■ What the task requires: All of the data that follows should be retyped exactly, please, except the pictures.
#####
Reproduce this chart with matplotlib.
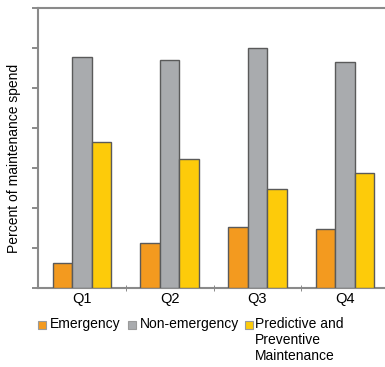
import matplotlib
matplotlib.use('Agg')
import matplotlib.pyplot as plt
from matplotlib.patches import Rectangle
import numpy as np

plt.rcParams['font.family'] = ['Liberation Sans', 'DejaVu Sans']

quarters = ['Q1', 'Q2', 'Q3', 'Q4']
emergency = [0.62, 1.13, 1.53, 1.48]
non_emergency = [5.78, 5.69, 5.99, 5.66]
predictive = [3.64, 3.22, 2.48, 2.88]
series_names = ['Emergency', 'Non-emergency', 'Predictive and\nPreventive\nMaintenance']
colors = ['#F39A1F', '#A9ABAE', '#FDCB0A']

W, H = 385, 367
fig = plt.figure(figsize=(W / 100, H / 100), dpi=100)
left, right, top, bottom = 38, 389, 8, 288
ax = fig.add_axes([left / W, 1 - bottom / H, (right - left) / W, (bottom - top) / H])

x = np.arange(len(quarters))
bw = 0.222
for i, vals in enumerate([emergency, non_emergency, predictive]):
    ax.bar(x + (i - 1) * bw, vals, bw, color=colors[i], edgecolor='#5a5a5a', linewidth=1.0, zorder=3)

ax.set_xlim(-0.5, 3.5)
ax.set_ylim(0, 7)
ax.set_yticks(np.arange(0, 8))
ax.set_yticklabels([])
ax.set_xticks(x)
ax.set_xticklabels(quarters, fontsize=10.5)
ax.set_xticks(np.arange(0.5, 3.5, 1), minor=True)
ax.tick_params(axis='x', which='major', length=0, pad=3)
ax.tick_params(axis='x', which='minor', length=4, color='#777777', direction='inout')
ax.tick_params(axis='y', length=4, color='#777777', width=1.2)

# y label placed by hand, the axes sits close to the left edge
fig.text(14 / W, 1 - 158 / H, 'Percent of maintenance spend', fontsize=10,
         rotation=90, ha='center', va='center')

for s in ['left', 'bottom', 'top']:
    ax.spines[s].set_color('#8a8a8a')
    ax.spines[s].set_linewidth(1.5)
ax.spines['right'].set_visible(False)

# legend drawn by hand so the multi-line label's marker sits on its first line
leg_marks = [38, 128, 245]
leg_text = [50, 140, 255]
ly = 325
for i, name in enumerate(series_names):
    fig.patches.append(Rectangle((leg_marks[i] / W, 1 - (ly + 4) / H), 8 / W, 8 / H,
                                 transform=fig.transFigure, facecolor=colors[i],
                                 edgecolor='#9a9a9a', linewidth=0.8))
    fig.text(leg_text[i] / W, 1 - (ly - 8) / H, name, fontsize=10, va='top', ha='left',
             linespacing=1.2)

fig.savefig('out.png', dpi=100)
#####
■ Full output:
Reproduce this chart with matplotlib.
import matplotlib
matplotlib.use('Agg')
import matplotlib.pyplot as plt
from matplotlib.patches import Rectangle
import numpy as np

plt.rcParams['font.family'] = ['Liberation Sans', 'DejaVu Sans']

quarters = ['Q1', 'Q2', 'Q3', 'Q4']
emergency = [0.62, 1.13, 1.53, 1.48]
non_emergency = [5.78, 5.69, 5.99, 5.66]
predictive = [3.64, 3.22, 2.48, 2.88]
series_names = ['Emergency', 'Non-emergency', 'Predictive and\nPreventive\nMaintenance']
colors = ['#F39A1F', '#A9ABAE', '#FDCB0A']

W, H = 385, 367
fig = plt.figure(figsize=(W / 100, H / 100), dpi=100)
left, right, top, bottom = 38, 389, 8, 288
ax = fig.add_axes([left / W, 1 - bottom / H, (right - left) / W, (bottom - top) / H])

x = np.arange(len(quarters))
bw = 0.222
for i, vals in enumerate([emergency, non_emergency, predictive]):
    ax.bar(x + (i - 1) * bw, vals, bw, color=colors[i], edgecolor='#5a5a5a', linewidth=1.0, zorder=3)

ax.set_xlim(-0.5, 3.5)
ax.set_ylim(0, 7)
ax.set_yticks(np.arange(0, 8))
ax.set_yticklabels([])
ax.set_xticks(x)
ax.set_xticklabels(quarters, fontsize=10.5)
ax.set_xticks(np.arange(0.5, 3.5, 1), minor=True)
ax.tick_params(axis='x', which='major', length=0, pad=3)
ax.tick_params(axis='x', which='minor', length=4, color='#777777', direction='inout')
ax.tick_params(axis='y', length=4, color='#777777', width=1.2)

# y label placed by hand, the axes sits close to the left edge
fig.text(14 / W, 1 - 158 / H, 'Percent of maintenance spend', fontsize=10,
         rotation=90, ha='center', va='center')

for s in ['left', 'bottom', 'top']:
    ax.spines[s].set_color('#8a8a8a')
    ax.spines[s].set_linewidth(1.5)
ax.spines['right'].set_visible(False)

# legend drawn by hand so the multi-line label's marker sits on its first line
leg_marks = [38, 128, 245]
leg_text = [50, 140, 255]
ly = 325
for i, name in enumerate(series_names):
    fig.patches.append(Rectangle((leg_marks[i] / W, 1 - (ly + 4) / H), 8 / W, 8 / H,
                                 transform=fig.transFigure, facecolor=colors[i],
                                 edgecolor='#9a9a9a', linewidth=0.8))
    fig.text(leg_text[i] / W, 1 - (ly - 8) / H, name, fontsize=10, va='top', ha='left',
             linespacing=1.2)

fig.savefig('out.png', dpi=100)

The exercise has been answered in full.